Write out the listing below in full and exactly, leaving out every picture.

━━━━━━━━

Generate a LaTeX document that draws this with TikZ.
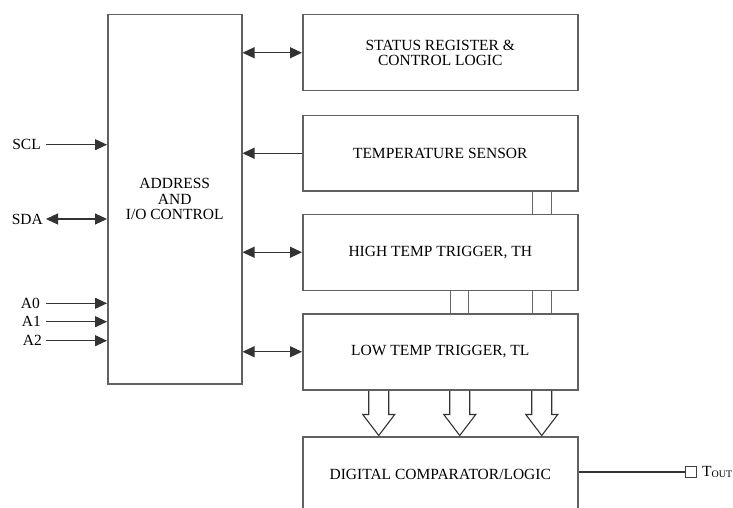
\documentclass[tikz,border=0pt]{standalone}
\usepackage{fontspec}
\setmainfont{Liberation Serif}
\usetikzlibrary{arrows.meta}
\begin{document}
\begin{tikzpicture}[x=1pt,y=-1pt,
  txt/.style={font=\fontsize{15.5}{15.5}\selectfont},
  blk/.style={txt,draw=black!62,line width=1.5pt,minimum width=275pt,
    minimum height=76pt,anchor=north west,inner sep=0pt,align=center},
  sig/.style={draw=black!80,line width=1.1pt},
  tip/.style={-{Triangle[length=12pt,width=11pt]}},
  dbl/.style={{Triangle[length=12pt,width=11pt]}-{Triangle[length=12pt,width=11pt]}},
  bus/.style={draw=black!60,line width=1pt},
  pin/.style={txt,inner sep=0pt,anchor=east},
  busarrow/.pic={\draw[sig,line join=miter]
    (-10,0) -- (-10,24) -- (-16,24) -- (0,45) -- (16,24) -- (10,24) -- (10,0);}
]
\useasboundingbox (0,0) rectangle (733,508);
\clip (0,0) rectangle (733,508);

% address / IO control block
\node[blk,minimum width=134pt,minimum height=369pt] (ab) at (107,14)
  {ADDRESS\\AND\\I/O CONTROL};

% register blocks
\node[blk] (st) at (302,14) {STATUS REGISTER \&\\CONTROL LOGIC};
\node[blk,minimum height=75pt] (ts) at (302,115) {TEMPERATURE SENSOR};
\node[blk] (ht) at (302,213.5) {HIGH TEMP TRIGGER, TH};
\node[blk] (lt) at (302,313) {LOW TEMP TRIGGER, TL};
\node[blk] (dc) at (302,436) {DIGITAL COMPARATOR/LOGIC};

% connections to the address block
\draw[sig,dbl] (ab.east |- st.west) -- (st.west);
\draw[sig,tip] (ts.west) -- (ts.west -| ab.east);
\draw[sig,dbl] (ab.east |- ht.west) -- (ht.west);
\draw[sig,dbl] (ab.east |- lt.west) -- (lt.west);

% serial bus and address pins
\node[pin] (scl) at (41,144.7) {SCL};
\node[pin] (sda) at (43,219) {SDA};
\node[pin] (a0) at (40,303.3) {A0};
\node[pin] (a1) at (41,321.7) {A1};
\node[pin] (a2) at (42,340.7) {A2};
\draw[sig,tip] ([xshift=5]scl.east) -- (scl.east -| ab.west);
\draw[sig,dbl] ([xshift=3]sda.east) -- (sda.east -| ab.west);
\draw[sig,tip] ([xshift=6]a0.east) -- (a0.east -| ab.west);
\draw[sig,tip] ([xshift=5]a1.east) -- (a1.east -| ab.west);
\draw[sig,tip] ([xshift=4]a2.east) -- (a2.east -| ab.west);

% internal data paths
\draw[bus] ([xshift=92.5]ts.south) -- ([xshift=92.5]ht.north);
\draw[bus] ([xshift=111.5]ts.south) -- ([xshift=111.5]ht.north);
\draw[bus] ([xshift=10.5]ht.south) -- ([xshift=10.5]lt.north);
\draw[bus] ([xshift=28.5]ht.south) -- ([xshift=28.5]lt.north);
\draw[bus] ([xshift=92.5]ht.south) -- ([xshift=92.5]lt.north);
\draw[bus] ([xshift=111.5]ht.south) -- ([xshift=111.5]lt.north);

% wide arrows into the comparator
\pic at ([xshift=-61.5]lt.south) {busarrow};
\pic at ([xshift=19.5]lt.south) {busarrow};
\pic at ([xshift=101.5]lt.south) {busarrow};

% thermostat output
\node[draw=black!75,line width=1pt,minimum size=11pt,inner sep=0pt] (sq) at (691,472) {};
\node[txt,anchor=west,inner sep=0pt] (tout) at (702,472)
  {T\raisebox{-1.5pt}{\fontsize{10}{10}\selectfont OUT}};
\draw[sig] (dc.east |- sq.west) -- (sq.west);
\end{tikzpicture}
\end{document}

━━━━━━━━

Complete response -
Generate a LaTeX document that draws this with TikZ.
\documentclass[tikz,border=0pt]{standalone}
\usepackage{fontspec}
\setmainfont{Liberation Serif}
\usetikzlibrary{arrows.meta}
\begin{document}
\begin{tikzpicture}[x=1pt,y=-1pt,
  txt/.style={font=\fontsize{15.5}{15.5}\selectfont},
  blk/.style={txt,draw=black!62,line width=1.5pt,minimum width=275pt,
    minimum height=76pt,anchor=north west,inner sep=0pt,align=center},
  sig/.style={draw=black!80,line width=1.1pt},
  tip/.style={-{Triangle[length=12pt,width=11pt]}},
  dbl/.style={{Triangle[length=12pt,width=11pt]}-{Triangle[length=12pt,width=11pt]}},
  bus/.style={draw=black!60,line width=1pt},
  pin/.style={txt,inner sep=0pt,anchor=east},
  busarrow/.pic={\draw[sig,line join=miter]
    (-10,0) -- (-10,24) -- (-16,24) -- (0,45) -- (16,24) -- (10,24) -- (10,0);}
]
\useasboundingbox (0,0) rectangle (733,508);
\clip (0,0) rectangle (733,508);

% address / IO control block
\node[blk,minimum width=134pt,minimum height=369pt] (ab) at (107,14)
  {ADDRESS\\AND\\I/O CONTROL};

% register blocks
\node[blk] (st) at (302,14) {STATUS REGISTER \&\\CONTROL LOGIC};
\node[blk,minimum height=75pt] (ts) at (302,115) {TEMPERATURE SENSOR};
\node[blk] (ht) at (302,213.5) {HIGH TEMP TRIGGER, TH};
\node[blk] (lt) at (302,313) {LOW TEMP TRIGGER, TL};
\node[blk] (dc) at (302,436) {DIGITAL COMPARATOR/LOGIC};

% connections to the address block
\draw[sig,dbl] (ab.east |- st.west) -- (st.west);
\draw[sig,tip] (ts.west) -- (ts.west -| ab.east);
\draw[sig,dbl] (ab.east |- ht.west) -- (ht.west);
\draw[sig,dbl] (ab.east |- lt.west) -- (lt.west);

% serial bus and address pins
\node[pin] (scl) at (41,144.7) {SCL};
\node[pin] (sda) at (43,219) {SDA};
\node[pin] (a0) at (40,303.3) {A0};
\node[pin] (a1) at (41,321.7) {A1};
\node[pin] (a2) at (42,340.7) {A2};
\draw[sig,tip] ([xshift=5]scl.east) -- (scl.east -| ab.west);
\draw[sig,dbl] ([xshift=3]sda.east) -- (sda.east -| ab.west);
\draw[sig,tip] ([xshift=6]a0.east) -- (a0.east -| ab.west);
\draw[sig,tip] ([xshift=5]a1.east) -- (a1.east -| ab.west);
\draw[sig,tip] ([xshift=4]a2.east) -- (a2.east -| ab.west);

% internal data paths
\draw[bus] ([xshift=92.5]ts.south) -- ([xshift=92.5]ht.north);
\draw[bus] ([xshift=111.5]ts.south) -- ([xshift=111.5]ht.north);
\draw[bus] ([xshift=10.5]ht.south) -- ([xshift=10.5]lt.north);
\draw[bus] ([xshift=28.5]ht.south) -- ([xshift=28.5]lt.north);
\draw[bus] ([xshift=92.5]ht.south) -- ([xshift=92.5]lt.north);
\draw[bus] ([xshift=111.5]ht.south) -- ([xshift=111.5]lt.north);

% wide arrows into the comparator
\pic at ([xshift=-61.5]lt.south) {busarrow};
\pic at ([xshift=19.5]lt.south) {busarrow};
\pic at ([xshift=101.5]lt.south) {busarrow};

% thermostat output
\node[draw=black!75,line width=1pt,minimum size=11pt,inner sep=0pt] (sq) at (691,472) {};
\node[txt,anchor=west,inner sep=0pt] (tout) at (702,472)
  {T\raisebox{-1.5pt}{\fontsize{10}{10}\selectfont OUT}};
\draw[sig] (dc.east |- sq.west) -- (sq.west);
\end{tikzpicture}
\end{document}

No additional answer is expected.